60,000 Pounds Of An Explosive Chemical Is Lost During Rail Shipment, Officials Say

By NBC News
Posted on 05/22/23 | News Source: NBC News

About 60,000 pounds of a chemical used as both a fertilizer and an explosive is missing after likely disappearing during a rail trip from Wyoming to California last month, according to federal records.

A rail car carrying ammonium nitrate left a plant operated by explosives manufacturer Dyno Nobel in Cheyenne, Wyoming, on April 12, according to an incident report filed by a representative of the company with the National Response Center on May 10.

The report states that the chemical was released "due to an unknown cause," and that it was discovered missing after the rail car arrived in Saltdale, California, an unincorporated community more than 1,000 miles from Cheyenne.

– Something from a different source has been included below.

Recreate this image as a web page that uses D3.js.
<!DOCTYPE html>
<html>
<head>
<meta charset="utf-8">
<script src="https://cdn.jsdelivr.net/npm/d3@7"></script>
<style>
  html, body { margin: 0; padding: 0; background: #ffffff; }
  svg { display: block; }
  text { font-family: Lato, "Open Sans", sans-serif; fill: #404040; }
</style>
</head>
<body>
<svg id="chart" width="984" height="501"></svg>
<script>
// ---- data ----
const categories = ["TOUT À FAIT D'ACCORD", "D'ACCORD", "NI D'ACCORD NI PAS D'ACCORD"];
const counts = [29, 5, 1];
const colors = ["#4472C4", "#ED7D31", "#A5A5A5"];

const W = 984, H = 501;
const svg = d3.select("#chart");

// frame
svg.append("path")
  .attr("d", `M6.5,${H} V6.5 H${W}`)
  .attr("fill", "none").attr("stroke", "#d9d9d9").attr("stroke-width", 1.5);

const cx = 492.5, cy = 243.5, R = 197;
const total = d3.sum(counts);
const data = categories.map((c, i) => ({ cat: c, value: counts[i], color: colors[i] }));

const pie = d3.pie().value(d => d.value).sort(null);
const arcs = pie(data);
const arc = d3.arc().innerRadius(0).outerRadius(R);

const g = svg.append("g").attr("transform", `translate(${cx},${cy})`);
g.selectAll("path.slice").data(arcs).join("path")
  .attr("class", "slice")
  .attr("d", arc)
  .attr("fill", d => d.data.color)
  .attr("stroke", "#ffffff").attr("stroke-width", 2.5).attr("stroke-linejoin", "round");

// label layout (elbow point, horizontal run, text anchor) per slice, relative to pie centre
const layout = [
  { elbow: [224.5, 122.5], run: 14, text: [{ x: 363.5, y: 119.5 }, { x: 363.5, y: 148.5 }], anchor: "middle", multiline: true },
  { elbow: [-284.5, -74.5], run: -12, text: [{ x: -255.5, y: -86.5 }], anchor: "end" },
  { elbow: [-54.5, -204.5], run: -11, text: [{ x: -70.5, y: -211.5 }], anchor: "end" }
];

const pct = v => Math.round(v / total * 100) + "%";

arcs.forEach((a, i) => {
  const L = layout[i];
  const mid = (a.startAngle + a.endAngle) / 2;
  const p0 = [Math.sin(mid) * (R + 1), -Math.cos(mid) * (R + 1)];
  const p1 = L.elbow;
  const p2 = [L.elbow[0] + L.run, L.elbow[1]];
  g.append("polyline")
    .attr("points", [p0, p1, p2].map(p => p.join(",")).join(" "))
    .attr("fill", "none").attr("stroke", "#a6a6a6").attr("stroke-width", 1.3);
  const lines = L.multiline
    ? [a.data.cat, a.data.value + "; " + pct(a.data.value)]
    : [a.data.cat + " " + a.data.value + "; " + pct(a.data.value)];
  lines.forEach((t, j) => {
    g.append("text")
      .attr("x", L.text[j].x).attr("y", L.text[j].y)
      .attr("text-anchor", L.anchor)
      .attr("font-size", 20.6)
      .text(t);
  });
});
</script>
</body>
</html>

At the time of the report, the car was empty and on its way back to Wyoming, according to the company.

Ammonium nitrate has been a key ingredient used in both terror attacks and fatal accidents.

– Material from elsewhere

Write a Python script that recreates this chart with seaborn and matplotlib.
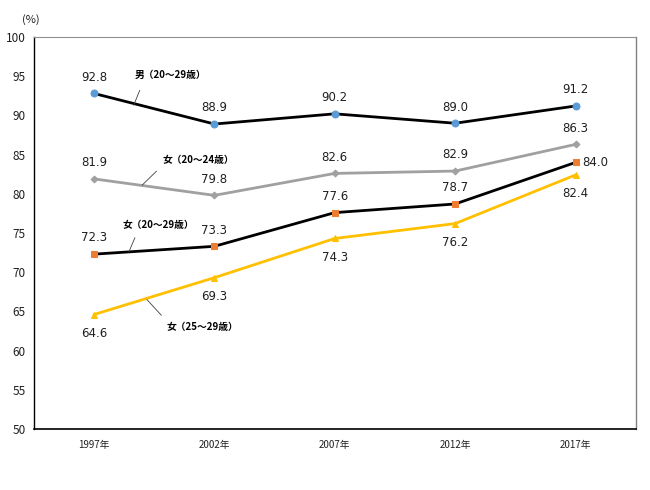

At least 581 people were killed in 1947 when more than 2,000 tons of the chemical exploded on a cargo ship that had docked at a port in Texas City, Texas. The same year, in Brest, France, a Norwegian ship that contained about 3,000 tons of ammonium nitrate exploded, leading to 29 deaths.

It was also used in a 1970 bombing on the University of Wisconsin–Madison campus that led to one death and several injuries, and in the 1995 Oklahoma City bombing, which killed 168 people.